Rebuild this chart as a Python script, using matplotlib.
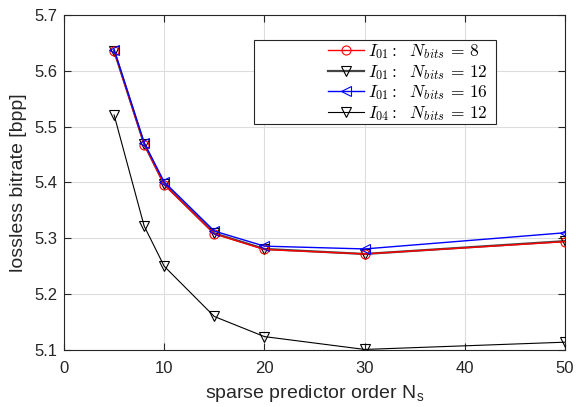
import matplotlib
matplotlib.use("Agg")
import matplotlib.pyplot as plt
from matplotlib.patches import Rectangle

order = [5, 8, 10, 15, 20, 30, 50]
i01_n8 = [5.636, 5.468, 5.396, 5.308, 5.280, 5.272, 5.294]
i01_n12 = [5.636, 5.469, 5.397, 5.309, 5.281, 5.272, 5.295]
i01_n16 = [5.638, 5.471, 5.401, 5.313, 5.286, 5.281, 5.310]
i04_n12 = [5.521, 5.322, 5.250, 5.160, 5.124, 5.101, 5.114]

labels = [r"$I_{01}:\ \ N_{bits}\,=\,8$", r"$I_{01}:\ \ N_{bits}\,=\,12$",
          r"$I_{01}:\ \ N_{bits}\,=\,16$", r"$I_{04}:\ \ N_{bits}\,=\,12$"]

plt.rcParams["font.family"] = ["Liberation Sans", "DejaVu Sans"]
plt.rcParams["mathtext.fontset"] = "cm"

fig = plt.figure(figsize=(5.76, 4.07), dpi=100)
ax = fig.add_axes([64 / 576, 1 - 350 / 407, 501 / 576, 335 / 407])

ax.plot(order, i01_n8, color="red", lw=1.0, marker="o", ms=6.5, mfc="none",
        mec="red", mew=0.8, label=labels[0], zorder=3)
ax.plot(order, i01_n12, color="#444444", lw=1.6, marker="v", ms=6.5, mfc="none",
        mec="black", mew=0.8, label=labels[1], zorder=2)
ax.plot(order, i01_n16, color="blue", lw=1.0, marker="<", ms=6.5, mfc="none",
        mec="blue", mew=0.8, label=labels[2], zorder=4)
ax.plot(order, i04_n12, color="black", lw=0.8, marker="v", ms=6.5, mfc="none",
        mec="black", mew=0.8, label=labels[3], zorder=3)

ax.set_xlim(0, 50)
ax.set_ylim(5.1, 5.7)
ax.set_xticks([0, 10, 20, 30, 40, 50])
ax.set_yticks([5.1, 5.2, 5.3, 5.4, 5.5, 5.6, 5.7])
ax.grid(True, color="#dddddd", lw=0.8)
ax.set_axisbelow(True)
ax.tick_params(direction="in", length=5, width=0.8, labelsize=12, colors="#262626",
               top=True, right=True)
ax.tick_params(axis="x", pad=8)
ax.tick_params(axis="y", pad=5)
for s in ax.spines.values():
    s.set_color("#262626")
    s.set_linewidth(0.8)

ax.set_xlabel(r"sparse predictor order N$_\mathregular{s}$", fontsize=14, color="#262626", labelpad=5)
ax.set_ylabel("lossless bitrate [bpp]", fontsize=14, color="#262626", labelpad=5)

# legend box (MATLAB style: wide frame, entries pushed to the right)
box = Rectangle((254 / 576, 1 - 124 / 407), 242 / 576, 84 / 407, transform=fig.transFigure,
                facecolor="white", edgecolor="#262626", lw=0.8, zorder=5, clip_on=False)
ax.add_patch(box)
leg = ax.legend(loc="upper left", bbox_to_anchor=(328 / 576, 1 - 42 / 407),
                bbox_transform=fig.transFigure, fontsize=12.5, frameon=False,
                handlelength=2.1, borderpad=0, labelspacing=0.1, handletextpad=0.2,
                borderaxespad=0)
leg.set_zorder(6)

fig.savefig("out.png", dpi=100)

+ + + + + + +

_What this task involves_
Make an exact copy of the lines from the top of the material through the line with "from matplotlib.patches import Rectangle", pictures excluded.

_Exercise solution_
Rebuild this chart as a Python script, using matplotlib.
import matplotlib
matplotlib.use("Agg")
import matplotlib.pyplot as plt
from matplotlib.patches import Rectangle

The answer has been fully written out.